Bob Geldof makes a point during a news conference in Winnipeg.

Musician and activist Bob Geldof was surprised to learn that hunger exists in the province of Manitoba during a visit to Winnipeg Wednesday.

The man who gave the world Live Aid and I Don't Like Mondays was in Winnipeg to accept a humanitarian award, the St. Boniface Hospital and Research Foundation's International Award.

Early in the day, Geldof was briefed by local activists, some of whom told him about poverty in Manitoba.

"It's just the last thing I would expect — to arrive and say there's a group dealing with hunger in Manitoba," he told CBC News.

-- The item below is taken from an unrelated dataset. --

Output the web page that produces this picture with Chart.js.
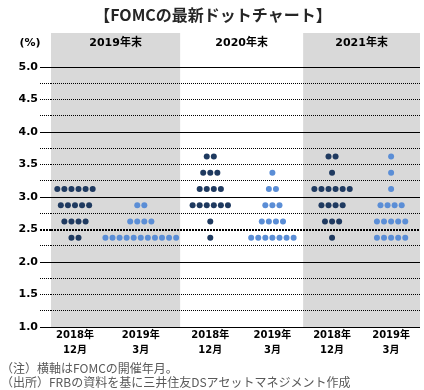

"This is cornflake country, you know. I mean, wild … hunger in Manitoba. I mean, wow. Why?"

At a news conference at a hospital on Wednesday afternoon, Geldof said the global economic crisis should not be used as an excuse to cut aid to the world's poorest countries.

He spoke of the widespread hunger in Africa and said it's short-sighted for governments to cut the little aid they give to Africa.

Geldof, an Irish singer who found fame with the group Boomtown Rats, also weighed in on the turmoil taking place on Parliament Hill.

"You know, it's good, normal democratic politics, and that's what we'd expect out of Canada," he said.

"The thing is ... the issue that I know about, and so if you don't mind, I'll just stick to that, is what you do with regard to Africa. And I don't think it factors hugely in domestic politics at the moment. Whatever government is in power, we will try to work with."

Geldof participated in Band Aid and Live Aid and since the 1990s has directed most of his humanitarian efforts at Africa.

"It's ridiculous, you know? I'm sort of a half-assed party pop singer, you know," he said. "And next minute, these giants of science and the medical world say, 'Okay, Geldof, you can have our thing, but pitch up'."

While on a tour of a hospital, Geldof seemed particularly interested in the research going on into memory and Alzheimer's disease.

He said that hit home for him because just weeks ago his children's godmother died of complications from Alzheimer's.

The International Award comes with a $100,000 cash prize, which Geldof said would go to covering his expenses for humanitarian work.

Dr. Michel Tetreault, president and CEO of St. Boniface Hospital, said the award recognized Geldof's work in the Third World.

"We honour people like him because of the contribution he made to the most poor and vulnerable of our society. That's part of what we do," Tetreault said.

Geldof is to receive the award Wednesday evening at the Winnipeg Convention Centre.